Wie schon im vorletzten Artikel angetönt, sind sich Wirbelkastenbruch und Kopfbruch sehr ähnlich. Nur ist in diesem Fall der Wirbelkasten samt Schnecke ( Kopf ) komplett vom Hals weggebrochen. Da kommt man um den Bau eines neuen Halses nicht mehr herum. Denn die Flächen, mit denen Hals und Wirbelkasten verbunden sind, reichen für eine Verleimung nie aus.

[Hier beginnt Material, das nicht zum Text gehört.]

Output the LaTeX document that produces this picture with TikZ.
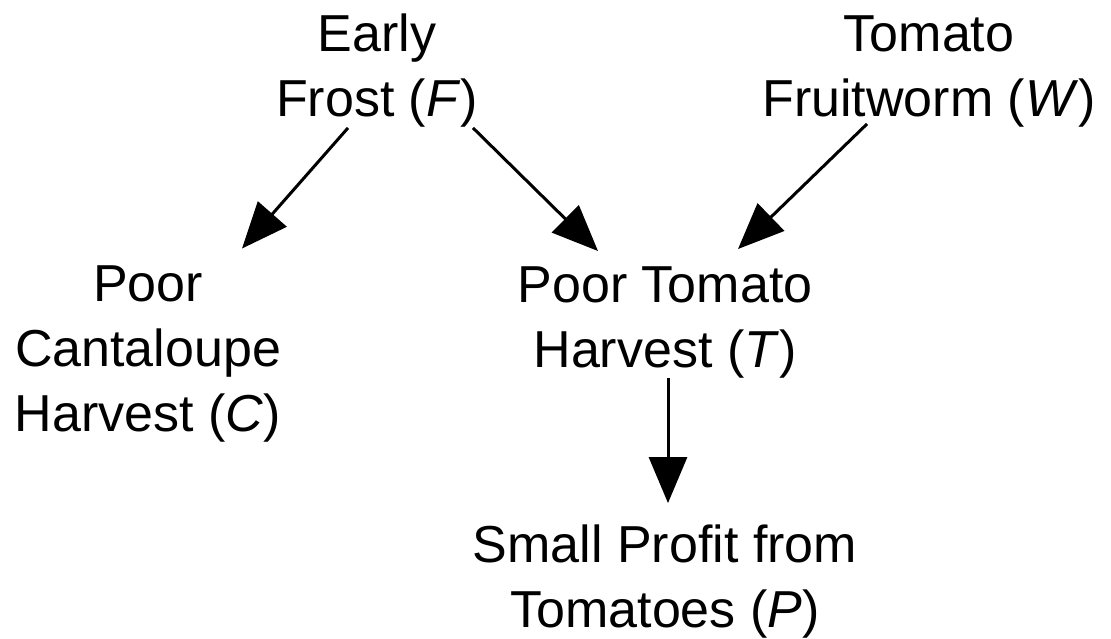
\documentclass[tikz,border=0pt]{standalone}
\usepackage{fontspec}
\setmainfont{Liberation Sans}
\usetikzlibrary{arrows.meta}
\begin{document}
\begin{tikzpicture}[x=1pt,y=-1pt,
  var/.style={align=center,inner sep=0pt,font=\fontsize{52}{65}\selectfont},
  edge/.style={line width=3pt,-{Triangle[length=46pt,width=38pt]}}]
\useasboundingbox (0,0) rectangle (1111,639);
\node[var] (F) at (377,71) {Early\\Frost (\textit{F})};
\node[var] (W) at (929,71) {Tomato\\Fruitworm (\textit{W})};
\node[var] (C) at (148,354) {Poor\\Cantaloupe\\Harvest (\textit{C})};
\node[var] (T) at (665,322) {Poor Tomato\\Harvest (\textit{T})};
\node[var] (P) at (665,582) {Small Profit from\\Tomatoes (\textit{P})};
\draw[edge] ([xshift=-29pt]F.south) -- ([xshift=94pt,yshift=17pt]C.north);
\draw[edge] ([xshift=96pt]F.south) -- ([xshift=-67pt,yshift=15pt]T.north);
\draw[edge] ([xshift=-62pt,yshift=3pt]W.south) -- ([xshift=73pt,yshift=17pt]T.north);
\draw[edge] ([xshift=3pt]T.south) -- ([xshift=3pt,yshift=22pt]P.north);
\end{tikzpicture}
\end{document}
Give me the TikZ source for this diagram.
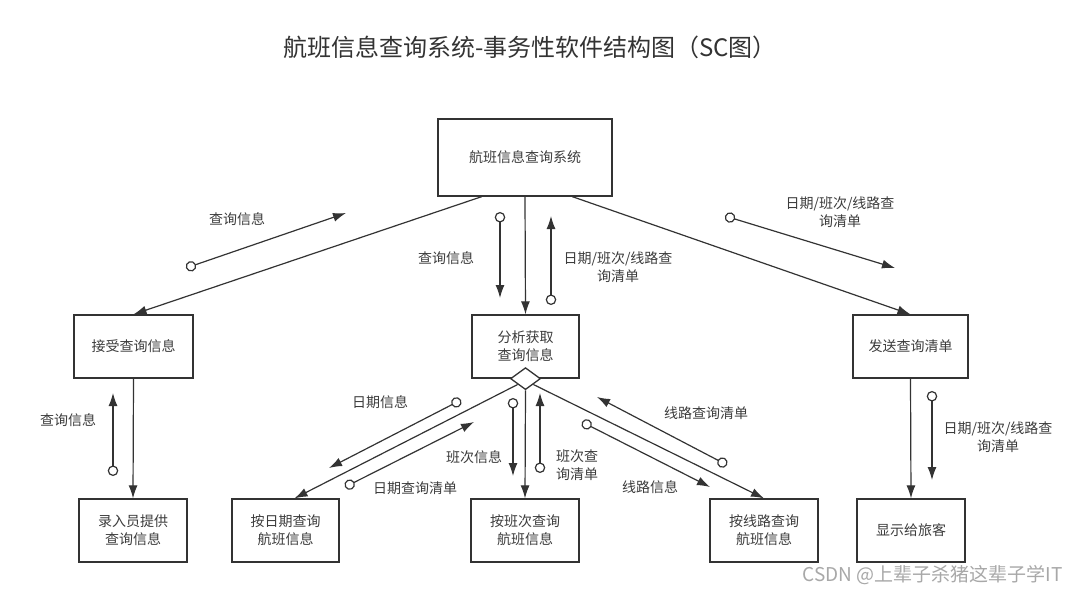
\documentclass[tikz,border=0pt]{standalone}
\usepackage{fontspec}
\setmainfont{Noto Sans CJK SC}
\usepackage{tikz}
\usetikzlibrary{arrows.meta,shapes.geometric,calc}
\definecolor{ink}{HTML}{333333}
\definecolor{txt}{HTML}{3C3C3C}
\definecolor{mark}{HTML}{A8A8A8}

\begin{document}
\begin{tikzpicture}[x=1pt, y=-1pt,
	box/.style={draw=ink, line width=1.3pt, fill=white, minimum height=63pt,
		inner sep=0pt, align=center, text=txt,
		font=\fontsize{14}{18}\selectfont},
	lbl/.style={text=txt, align=center, inner sep=0pt,
		font=\fontsize{14}{18}\selectfont},
	link/.style={draw=ink, line width=1.2pt, -{Latex[length=13pt,width=9pt]}},
	flow/.style={draw=ink, line width=1.2pt,
		{Circle[open,length=10.5pt,width=10.5pt,fill=white]}-{Latex[length=13pt,width=9pt]}}]
\useasboundingbox[fill=white] (0,0) rectangle (1077,594);

\node[text=ink, font=\fontsize{24}{27}\selectfont] (title) at (530,47)
	{航班信息查询系统-事务性软件结构图（SC图）};

% modules
\node[box, minimum width=174pt, minimum height=77pt] (sys) at (525,157.5) {航班信息查询系统};
\node[box, minimum width=119pt] (accept) at (133.5,346.5) {接受查询信息};
\node[box, minimum width=107pt] (analyse) at (525.5,346.5) {分析获取\\查询信息};
\node[box, minimum width=115pt] (send) at (910.5,346.5) {发送查询清单};
\node[box, minimum width=108pt] (input) at (133,530.5) {录入员提供\\查询信息};
\node[box, minimum width=107pt] (bydate) at (285.5,530.5) {按日期查询\\航班信息};
\node[box, minimum width=108pt] (byno) at (525,530.5) {按班次查询\\航班信息};
\node[box, minimum width=108pt] (byroute) at (764,530.5) {按线路查询\\航班信息};
\node[box, minimum width=108pt] (show) at (911,530.5) {显示给旅客};
\node[draw=ink, line width=1.3pt, fill=white, diamond, minimum width=30pt,
	minimum height=22pt, inner sep=0pt] (dia) at (analyse.south) {};

% calls
\draw[link] ($(sys.south west)!.253!(sys.south east)$) -- (accept.north);
\draw[link] (sys.south) -- (analyse.north);
\draw[link] ($(sys.south west)!.77!(sys.south east)$) -- (send.north);
\draw[link] (accept.south) -- (input.north);
\draw[link] (send.south) -- (show.north);
\draw[link] (dia.south west) -- ($(bydate.north)+(9,0)$);
\draw[link] (dia.south) -- (byno.north);
\draw[link] (dia.south east) -- (byroute.north);

% data flows
\foreach \n/\a/\b/\c/\d in {1/186/268/346/213, 2/500/212/500/298, 3/551/305/551/216,
	4/725/216/895/268, 5/113/476/113/393, 6/932/391/932/480, 7/461/400/329/468,
	8/345/487/474/422, 9/513/398/513/476, 10/540/473/540/393, 11/727/465/597/397,
	12/582/422/710/487}{
	\coordinate (f\n s) at (\a,\b);
	\coordinate (f\n e) at (\c,\d);
	\draw[flow] (f\n s) -- (f\n e);
}

\node[lbl] (l1) at (237,219) {查询信息};
\node[lbl] (l2) at (446,258) {查询信息};
\node[lbl] (l3) at (618,267) {日期/班次/线路查\\询清单};
\node[lbl] (l4) at (840,212) {日期/班次/线路查\\询清单};
\node[lbl] (l5) at (68,420) {查询信息};
\node[lbl] (l6) at (998,437) {日期/班次/线路查\\询清单};
\node[lbl] (l7) at (380,402) {日期信息};
\node[lbl] (l8) at (415,488) {日期查询清单};
\node[lbl] (l9) at (474,457) {班次信息};
\node[lbl] (l10) at (577,465) {班次查\\询清单};
\node[lbl] (l11) at (706,413) {线路查询清单};
\node[lbl] (l12) at (650,487) {线路信息};

\node[text=mark, anchor=east, inner sep=0pt, font=\fontsize{19}{22}\selectfont]
	(wm) at (1063,575) {CSDN @上辈子杀猪这辈子学IT};
\end{tikzpicture}
\end{document}
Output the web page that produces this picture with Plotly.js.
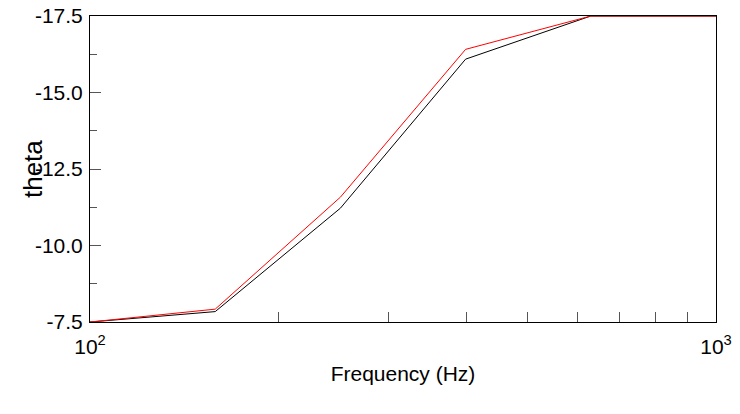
<!DOCTYPE html>
<html>
<head>
<meta charset="utf-8">
<script src="https://cdn.plot.ly/plotly-3.0.1.min.js"></script>
<style>html,body{margin:0;padding:0;background:#fff;}#chart{width:740px;height:414px;}</style>
</head>
<body>
<div id="chart"></div>
<script>
const freq = [100, 158.5, 251.2, 398.1, 631, 1000];
const thetaBlack = [-7.5, -7.84, -11.22, -16.09, -17.5, -17.5];
const thetaRed = [-7.5, -7.92, -11.58, -16.41, -17.5, -17.5];
const xTickVals = [100, 1000];
const xTickText = ["10<sup>2</sup>", "10<sup>3</sup>"];
const xMinorVals = [200, 300, 400, 500, 600, 700, 800, 900];
const yTickVals = [-7.5, -10, -12.5, -15, -17.5];
const yTickText = ["-7.5", "-10.0", "-12.5", "-15.0", "-17.5"];
const yMinorVals = [-8.75, -11.25, -13.75, -16.25];

const font = "Arial, 'Liberation Sans', sans-serif";
const traces = [
  {x: freq, y: thetaBlack, type: 'scatter', mode: 'lines', line: {color: '#000000', width: 1}, showlegend: false, cliponaxis: false},
  {x: freq, y: thetaRed, type: 'scatter', mode: 'lines', line: {color: '#ff0000', width: 1}, showlegend: false, cliponaxis: false}
];
const layout = {
  width: 740, height: 414,
  margin: {l: 90, r: 24, t: 16, b: 92},
  paper_bgcolor: '#fff', plot_bgcolor: '#fff',
  font: {family: font, color: '#000'},
  xaxis: {
    type: 'log', range: [2, 3],
    tickvals: xTickVals, ticktext: xTickText,
    ticks: 'inside', ticklen: 10, tickwidth: 1, tickcolor: '#555',
    minor: {tickvals: xMinorVals, ticks: 'inside', ticklen: 10, tickwidth: 1, tickcolor: '#555', showgrid: false},
    ticklabelstandoff: 6,
    showline: true, linecolor: '#000', linewidth: 1, mirror: true,
    showgrid: false, zeroline: false,
    tickfont: {size: 21, family: font},
    title: {text: 'Frequency (Hz)', font: {size: 21, family: font}, standoff: 9}
  },
  yaxis: {
    range: [-7.5, -17.5],
    tickvals: yTickVals, ticktext: yTickText,
    ticks: 'inside', ticklen: 11, tickwidth: 1, tickcolor: '#555',
    minor: {tickvals: yMinorVals, ticks: 'inside', ticklen: 7, tickwidth: 1, tickcolor: '#555', showgrid: false},
    ticklabelstandoff: 2,
    showline: true, linecolor: '#000', linewidth: 1, mirror: true,
    showgrid: false, zeroline: false,
    tickfont: {size: 21, family: font}
  },
  annotations: [{
    text: 'theta', xref: 'paper', yref: 'paper', x: -0.091, y: 0.5,
    xanchor: 'center', yanchor: 'middle', textangle: -90, showarrow: false,
    font: {size: 26, family: font, color: '#000'}
  }]
};
Plotly.newPlot('chart', traces, layout, {displayModeBar: false, staticPlot: true});
</script>
</body>
</html>
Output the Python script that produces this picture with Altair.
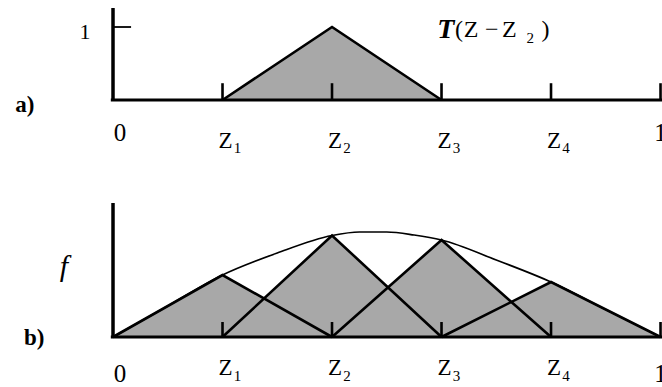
import altair as alt
import pandas as pd

# ---- data -------------------------------------------------------------
# mesh nodes on [0, 1]
node_x = [0.0, 0.2, 0.4, 0.6, 0.8, 1.0]
node_main = ["0", "Z", "Z", "Z", "Z", "1"]
node_sub = ["", "1", "2", "3", "4", ""]

# hat function T(z - z2) in panel a
hat_x = [0.2, 0.4, 0.6]
hat_y = [0.0, 1.0, 0.0]

# nodal values of f used for the interpolating hats in panel b
f_nodes = [0.0, 0.62, 1.015, 0.97, 0.55, 0.0]

# sampled curve f(z)
curve_x = [0.0, 0.1, 0.2, 0.3, 0.4, 0.45, 0.5, 0.55, 0.6, 0.7, 0.8, 0.9, 1.0]
curve_f = [0.0, 0.31, 0.62, 0.84, 1.015, 1.05, 1.05, 1.02, 0.97, 0.77, 0.55, 0.275, 0.0]

# pieces of the label T(z - z2), placed along the top of panel a
title_glyphs = ["(", "Z", "\u2212", "Z", ")"]
title_glyph_x = [0.632, 0.654, 0.692, 0.724, 0.790]

# ---- styling ----------------------------------------------------------
W = 662
HA, HB = 180, 207
SERIF = "Liberation Serif"
GRAY = "#a8a8a8"
XDOM = [-0.2064, 1.0027]
YDOM_A = [-1.0959, 1.3699]
YDOM_B = [-0.50, 1.57]
TICK_A, TICK_B = 0.23, 0.15
AXIS_TOP_A, AXIS_TOP_B = 1.26, 1.34

xs = alt.Scale(domain=XDOM, nice=False, zero=False)


def enc(ydom):
    ys = alt.Scale(domain=ydom, nice=False, zero=False)
    return dict(
        x=alt.X("x:Q", scale=xs, axis=None),
        y=alt.Y("y:Q", scale=ys, axis=None, stack=None),
    )


def text_layer(df, ydom, size, weight="normal", style="normal", align="center", dx=0, dy=0):
    e = enc(ydom)
    return alt.Chart(df).mark_text(
        font=SERIF, fontSize=size, fontWeight=weight, fontStyle=style,
        align=align, baseline="middle", dx=dx, dy=dy, color="black", clip=True
    ).encode(x=e["x"], y=e["y"], text="t:N")


def axes(ydom, tick_len, axis_top):
    e = enc(ydom)
    v = pd.DataFrame({"x": [0.0], "y": [0.0], "y2": [axis_top]})
    vaxis = alt.Chart(v).mark_rule(strokeWidth=3.5, color="black", clip=True).encode(
        x=e["x"], y=e["y"], y2="y2:Q")
    h = pd.DataFrame({"x": [-0.004], "x2": [XDOM[1]], "y": [0.0]})
    haxis = alt.Chart(h).mark_rule(strokeWidth=3.2, color="black", clip=True).encode(
        x=e["x"], x2="x2:Q", y=e["y"])
    t = pd.DataFrame({"x": node_x[1:], "y": [0.0] * 5, "y2": [tick_len] * 5})
    ticks = alt.Chart(t).mark_rule(strokeWidth=2.6, color="black", clip=True).encode(
        x=e["x"], y=e["y"], y2="y2:Q")
    return [vaxis, haxis, ticks]


def node_labels(ydom, y_main, y_zero, sub_dy):
    zero = pd.DataFrame({"x": [node_x[0]], "y": [y_zero], "t": [node_main[0]]})
    one = pd.DataFrame({"x": [node_x[-1]], "y": [y_zero], "t": [node_main[-1]]})
    zs = pd.DataFrame({"x": node_x[1:-1], "y": [y_main] * 4, "t": node_main[1:-1]})
    subs = pd.DataFrame({"x": node_x[1:-1], "y": [y_main] * 4, "t": node_sub[1:-1]})
    return [
        text_layer(zero, ydom, 25, dx=7),
        text_layer(one, ydom, 25, dx=0),
        text_layer(zs, ydom, 23, dx=3),
        text_layer(subs, ydom, 15, dx=15, dy=sub_dy),
    ]


# ---- panel a: single hat function --------------------------------------
ea = enc(YDOM_A)
hat = pd.DataFrame({"x": hat_x, "y": hat_y, "o": [0, 1, 2]})
hat_fill = alt.Chart(hat).mark_area(color=GRAY, opacity=1, clip=True).encode(x=ea["x"], y=ea["y"])
hat_edge = alt.Chart(hat).mark_line(color="black", strokeWidth=2.6, clip=True).encode(
    x=ea["x"], y=ea["y"], order="o:Q")

ytick = pd.DataFrame({"x": [0.0], "x2": [0.033], "y": [1.0]})
ytick_a = alt.Chart(ytick).mark_rule(color="black", strokeWidth=1.8, clip=True).encode(
    x=ea["x"], x2="x2:Q", y=ea["y"])

title_parts = [
    text_layer(pd.DataFrame({"x": [0.608], "y": [0.959], "t": ["T"]}), YDOM_A, 28,
               weight="bold", style="italic"),
    text_layer(pd.DataFrame({"x": title_glyph_x, "y": [0.959] * 5, "t": title_glyphs}), YDOM_A, 24),
    text_layer(pd.DataFrame({"x": [0.762], "y": [0.85], "t": ["2"]}), YDOM_A, 15),
]

a_labels = [
    text_layer(pd.DataFrame({"x": [-0.161], "y": [-0.07], "t": ["a)"]}), YDOM_A, 23, weight="bold"),
    text_layer(pd.DataFrame({"x": [-0.051], "y": [0.93], "t": ["1"]}), YDOM_A, 22),
]

panel_a = alt.layer(
    hat_fill, hat_edge, *axes(YDOM_A, TICK_A, AXIS_TOP_A), ytick_a,
    *node_labels(YDOM_A, -0.562, -0.45, 7), *title_parts, *a_labels
).properties(width=W, height=HA)

# ---- panel b: f and its piecewise-linear interpolation ---------------------
eb = enc(YDOM_B)
rows = []
for i in range(1, 5):
    for k, (xx, yy) in enumerate([(node_x[i - 1], 0.0), (node_x[i], f_nodes[i]), (node_x[i + 1], 0.0)]):
        rows.append({"x": xx, "y": yy, "hat": i, "o": k})
hats = pd.DataFrame(rows)
hats_fill = alt.Chart(hats).mark_area(color=GRAY, opacity=1, clip=True).encode(
    x=eb["x"], y=eb["y"], detail="hat:N")
hats_edge = alt.Chart(hats).mark_line(color="black", strokeWidth=2.6, clip=True).encode(
    x=eb["x"], y=eb["y"], detail="hat:N", order="o:Q")

curve = pd.DataFrame({"x": curve_x, "y": curve_f})
curve_line = alt.Chart(curve).mark_line(
    color="black", strokeWidth=1.7, interpolate="monotone", clip=True
).encode(x=eb["x"], y=eb["y"])

b_labels = [
    text_layer(pd.DataFrame({"x": [-0.144], "y": [-0.01], "t": ["b)"]}), YDOM_B, 23, weight="bold"),
    text_layer(pd.DataFrame({"x": [-0.0895], "y": [0.70], "t": ["f"]}), YDOM_B, 30, style="italic"),
]

panel_b = alt.layer(
    hats_fill, curve_line, hats_edge, *axes(YDOM_B, TICK_B, AXIS_TOP_B),
    *node_labels(YDOM_B, -0.31, -0.37, 8), *b_labels
).properties(width=W, height=HB)

chart = alt.vconcat(panel_a, panel_b, spacing=0).properties(
    padding=0, background="white"
).configure_view(stroke=None)

chart.save("out.html", embed_options={"renderer": "svg", "actions": False})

Also wird der Kopf auf einen sogenannten Anschäfter aufgesetzt. Dazu muss ein luftdicht passender Schacht mit einem konischen Verlauf in den originalen Kopf gearbeitet werden. Die Wirbelkastenwände werden um ihre halbe Dicke weggeschnitten, um dem neuen Teil genügend Halt zu gewähren. Auf der Unterseite wird die Fläche total eben gehalten um ebenfalls festen Halt zu schaffen für die Aufnahme von 120 Kilo Saitenzug. Die Arbeit muss perfekt sein, denn der 100%ige Kontakt von neuem und altem Holz entscheidet über Stabilität und Belastbarkeit dieser Technik. Zudem gilt es, auch optisch einwandfrei zum bestehenden Lackbild zu arbeiten. Und da gehört eine saubere Naht dazu.
Ein grob ausgeschnittener Halsteil aus altem, abgelagertem Ahorn wird passend hergerichtet und auf der Kopfseite sauber im richtigen Konus zugehobelt. Noch entscheidet man nicht über die genaue Länge des Halses und lässt überall kräftig Holz stehen. Der Konus wird nun dem Halsschacht angepasst und beide Teile werden mit Zulagen, vielen Zwingen und dem richtigen Leim zusammengebracht. Man hüte sich, diese Arbeit zu unterschätzen. Der Konus wird durch die Kraft der Zwingen und dem flüssigen Leim gerne verschoben. Schon mancher Meister hat hier dazugelernt und eine Trockenübung ohne Leim hat noch niemandem geschadet. Vor allem genaue Zulagen und eine gute Planung sind unerlässlich.
Nach dem Entfernen der Zwingen sieht das schon eher nach einem schönen Kontrabass Hals aus. Sehr gut sichtbar nun die auslaufende Bauweise des Anschaefters. Jetzt gilt es, den Wirbelkasten wieder aus dem neuen Halsblock heraus zu stechen und die Löcher für die Mechaniken neu zu bohren. Eine Arbeit, die zwar Fingerspitzengefühl erfordert, aber recht befriedigend ist, da man den Fortschritt der Arbeit mit jedem Handgriff sehen kann. Den alten Hals hat man vorsichtig aus der Schachtel gelöst und gebraucht ihn nun als Messvorlage. Denn der Musiker soll sich mit dem neuen Hals wie zu Hause fühlen und Mensur und Dicke des Halses müssen genau stimmen. Zudem muss auch der Halswinkel, die Position des neuen Halses im Körper des Kontrabasses, perfekt sein.
Der Wirbelkasten ist nun ausgestochen und die Löcher zur Aufnahme der Mechaniken sind neu aufgebohrt. Mit jedem Handgriff nähern sich die Arbeiten dem Ende zu. Sehr gut sichtbar sind nun, da das Holz noch weiss ( das heisst: unlackiert ist ) die zart auslaufenden Spitzen des neuen Halses, die in den Wirbelkasten münden. Diese Technik ermöglicht es, eine grosse Leimfläche zu schaffen und mit diesem Kontakt maximale Festigkeit zwischen dem alten Kopf und dem neuen Hals zu schaffen. Der geneigte Leser wird sich jetzt wohl fragen, ob es nicht besser gewesen wäre, wenn man gleich einen neuen Hals eingebaut hätte. Da aber die Schnecke wie die Unterschrift des Erbauers gilt, ist es unbedingt notwendig, den Körper mit seinem passenden Haupt zu krönen. Und da ist die Technik des Anschäftens zwar aufwendig, aber unübertroffen.